- Directed by: Euan Lloyd
- Written by: O. Henry Charles Belden
- Produced by: Irving Allen Albert R. Broccoli
- Starring: Trevor Howard Jocelyn Lane Amalia Rodrigues
- Cinematography: Ted Moore
- Music by: George Melachrino
- Production company: Warwick Films
- Distributed by: Columbia Pictures
- Release date: 20 April 1956 (U.S.);
- Running time: 20 minutes
- Country: United Kingdom
- Language: English

= April in Portugal (film) =

1956 British film by Euan Lloyd

April in Portugal is a 1954 travel film directed by Euan Lloyd, starring Jocelyn Lane and narrated by Trevor Howard. It was released in 1956.

== Cast ==

- Jocelyn Lane as guide (as Jackie Lane)
- Antonio Dos Santos
- Amália Rodrigues
- Trevor Howard as narrator
- Fernando Gil and his Ballet
- Santos Moreira

==Production==
In order to get permission to film The Cockleshell Heroes in Portugal, Warwick Films had to make the documentary April in Portugal.

== Reception ==
The Monthly Film Bulletin wrote: "This brief visit to Portugal is given the customary CinemaScopic treatment, and, in its effort to reveal the varied splendours of Lisbon, succeeds in telling us very little.
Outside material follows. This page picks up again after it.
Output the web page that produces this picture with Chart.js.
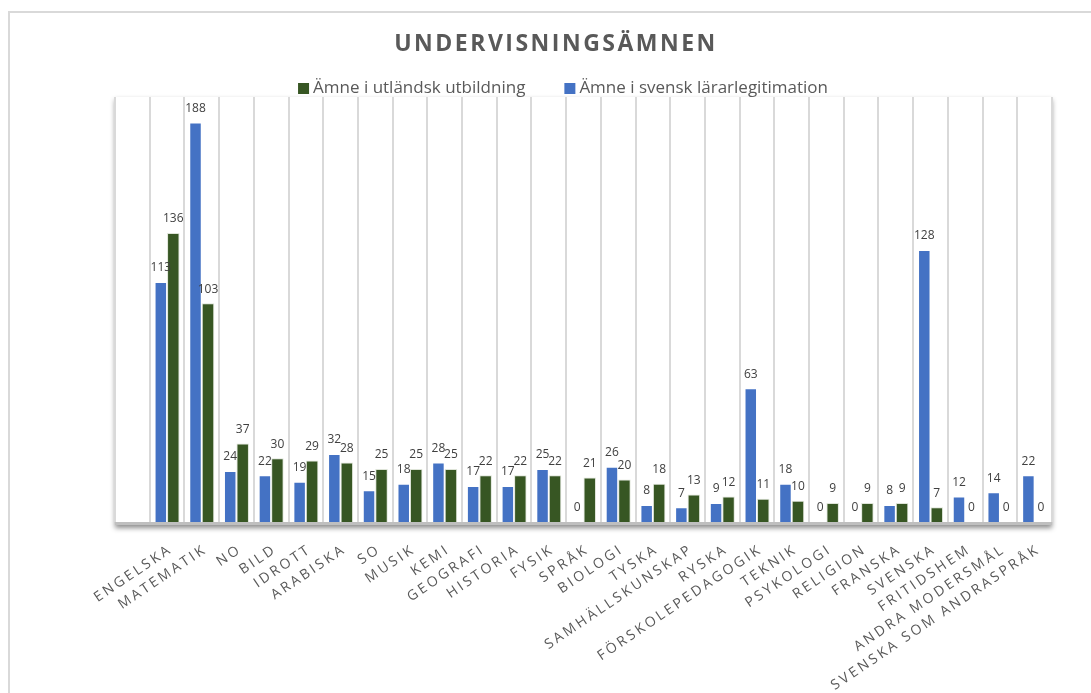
<!DOCTYPE html>
<html>
<head>
<meta charset="utf-8">
<script src="https://cdn.jsdelivr.net/npm/chart.js@4/dist/chart.umd.min.js"></script>
<style>
  body { margin: 0; background: #fff; }
  #wrap { width: 1091px; height: 693px; position: relative; }
</style>
</head>
<body>
<div id="wrap"><canvas id="grafico"></canvas></div>
<script>
// Data läst från bilden
const titel = 'UNDERVISNINGSÄMNEN';
const amnen = ['ENGELSKA', 'MATEMATIK', 'NO', 'BILD', 'IDROTT', 'ARABISKA', 'SO', 'MUSIK', 'KEMI',
    'GEOGRAFI', 'HISTORIA', 'FYSIK', 'SPRÅK', 'BIOLOGI', 'TYSKA', 'SAMHÄLLSKUNSKAP', 'RYSKA',
    'FÖRSKOLEPEDAGOGIK', 'TEKNIK', 'PSYKOLOGI', 'RELIGION', 'FRANSKA', 'SVENSKA', 'FRITIDSHEM',
    'ANDRA MODERSMÅL', 'SVENSKA SOM ANDRASPRÅK'];
const svenskLegitimation = [113, 188, 24, 22, 19, 32, 15, 18, 28, 17, 17, 25, 0, 26, 8, 7, 9, 63, 18, 0, 0, 8, 128, 12, 14, 22];
const utlandskUtbildning = [136, 103, 37, 30, 29, 28, 25, 25, 25, 22, 22, 22, 21, 20, 18, 13, 12, 11, 10, 9, 9, 9, 7, 0, 0, 0];

const blaFarg = '#4472c4';
const gronFarg = '#375623';
const gra = '#595959';

// i originalet finns en tom första rad i tabellen
const etiketter = [''].concat(amnen);

const ram = {
    id: 'ram',
    beforeDraw(chart) {
        const ctx = chart.ctx, a = chart.chartArea;
        ctx.save();
        ctx.strokeStyle = '#d9d9d9';
        ctx.lineWidth = 2;
        ctx.strokeRect(9, 12, chart.width + 40, chart.height + 40);
        ctx.shadowColor = 'rgba(0,0,0,0.45)';
        ctx.shadowBlur = 5;
        ctx.shadowOffsetY = 3;
        ctx.fillStyle = '#fff';
        ctx.fillRect(a.left, a.top, a.right - a.left, a.bottom - a.top + 3);
        ctx.restore();
        ctx.fillStyle = '#bfbfbf';
        ctx.fillRect(a.left, a.bottom, a.right - a.left, 3);
    },
    afterDatasetsDraw(chart) {
        const ctx = chart.ctx;
        ctx.save();
        ctx.font = '12px "Open Sans"';
        ctx.fillStyle = '#404040';
        ctx.textAlign = 'center';
        ctx.textBaseline = 'middle';
        chart.data.datasets.forEach((ds, d) => {
            chart.getDatasetMeta(d).data.forEach((bar, i) => {
                const v = ds.data[i];
                if (v === null) return;
                ctx.fillText(String(v), bar.x, bar.y - 14);
            });
        });
        ctx.restore();
    },
    afterDraw(chart) {
        const ctx = chart.ctx, a = chart.chartArea;
        const x = chart.scales.x;
        ctx.save();
        // titel
        ctx.fillStyle = gra;
        ctx.font = 'bold 23px "Open Sans"';
        ctx.letterSpacing = '2.5px';
        ctx.textAlign = 'center';
        ctx.textBaseline = 'middle';
        ctx.fillText(titel, 556, 44);

        // förklaring (omvänd ordning som i originalet)
        ctx.letterSpacing = '0px';
        ctx.font = '17px "Open Sans"';
        ctx.textAlign = 'left';
        const poster = chart.data.datasets.slice().reverse();
        const bredder = poster.map(p => 15 + ctx.measureText(p.label).width);
        const total = bredder.reduce((s, b) => s + b, 0) + 39 * (poster.length - 1);
        let lx = 563 - total / 2;
        poster.forEach((p, i) => {
            ctx.fillStyle = p.backgroundColor;
            ctx.fillRect(lx, 83, 11, 11);
            ctx.fillStyle = gra;
            ctx.fillText(p.label, lx + 15, 88);
            lx += bredder[i] + 39;
        });

        // kategorietiketter
        ctx.font = '14px "Open Sans"';
        ctx.letterSpacing = '2.8px';
        ctx.fillStyle = gra;
        ctx.textAlign = 'right';
        ctx.textBaseline = 'middle';
        amnen.forEach((namn, i) => {
            const px = x.getPixelForValue(i + 1);
            ctx.save();
            ctx.translate(px + 4, a.bottom + 26);
            ctx.rotate(-34 * Math.PI / 180);
            ctx.fillText(namn, 0, 0);
            ctx.restore();
        });
        ctx.restore();
    }
};

new Chart(document.getElementById('grafico'), {
    type: 'bar',
    data: {
        labels: etiketter,
        datasets: [{
            label: 'Ämne i svensk lärarlegitimation',
            data: [null].concat(svenskLegitimation),
            backgroundColor: blaFarg,
            borderColor: 'rgba(255,255,255,0.5)',
            borderWidth: 1
        }, {
            label: 'Ämne i utländsk utbildning',
            data: [null].concat(utlandskUtbildning),
            backgroundColor: gronFarg,
            borderColor: 'rgba(200,210,190,0.6)',
            borderWidth: 1
        }]
    },
    options: {
        responsive: true,
        maintainAspectRatio: false,
        animation: false,
        categoryPercentage: 0.72,
        barPercentage: 1,
        layout: {
            padding: { left: 115, right: 39, top: 97, bottom: 171 }
        },
        plugins: {
            legend: { display: false },
            title: { display: false },
            tooltip: { enabled: false }
        },
        scales: {
            x: {
                grid: { offset: true, color: '#d9d9d9', lineWidth: 2, drawTicks: false },
                border: { display: false },
                ticks: { display: false }
            },
            y: {
                display: false,
                min: 0,
                max: 200
            }
        }
    },
    plugins: [ram]
});
</script>
</body>
</html>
Miss Jackie Lane, the film's guide (who wears a different creation in almost every shot) is accompanied by a smiling bullfighter, Antonio dos Santos, and a fulsome commentary delivered by Trevor Howard. The fudos singer, Amalia Rodrigues, renders several well-known songs – one of which, sung from a yacht on the Tagus, suddenly suggests that the film has taken to parodying itself – a folk dance team perform a few steps, a military parade is held in honour of the President of Brazil, and Antonio himself provides the climax shot at a Portuguese bull-fight. These, and sundry other events, are photographed in bright glossy colours, and the title tune is played, in a rich stercophonic arrangement, by George Melachrino's Orchestra. A chromium-piied travelogue which, nevertheless, wears a decidedly old-fashioned look."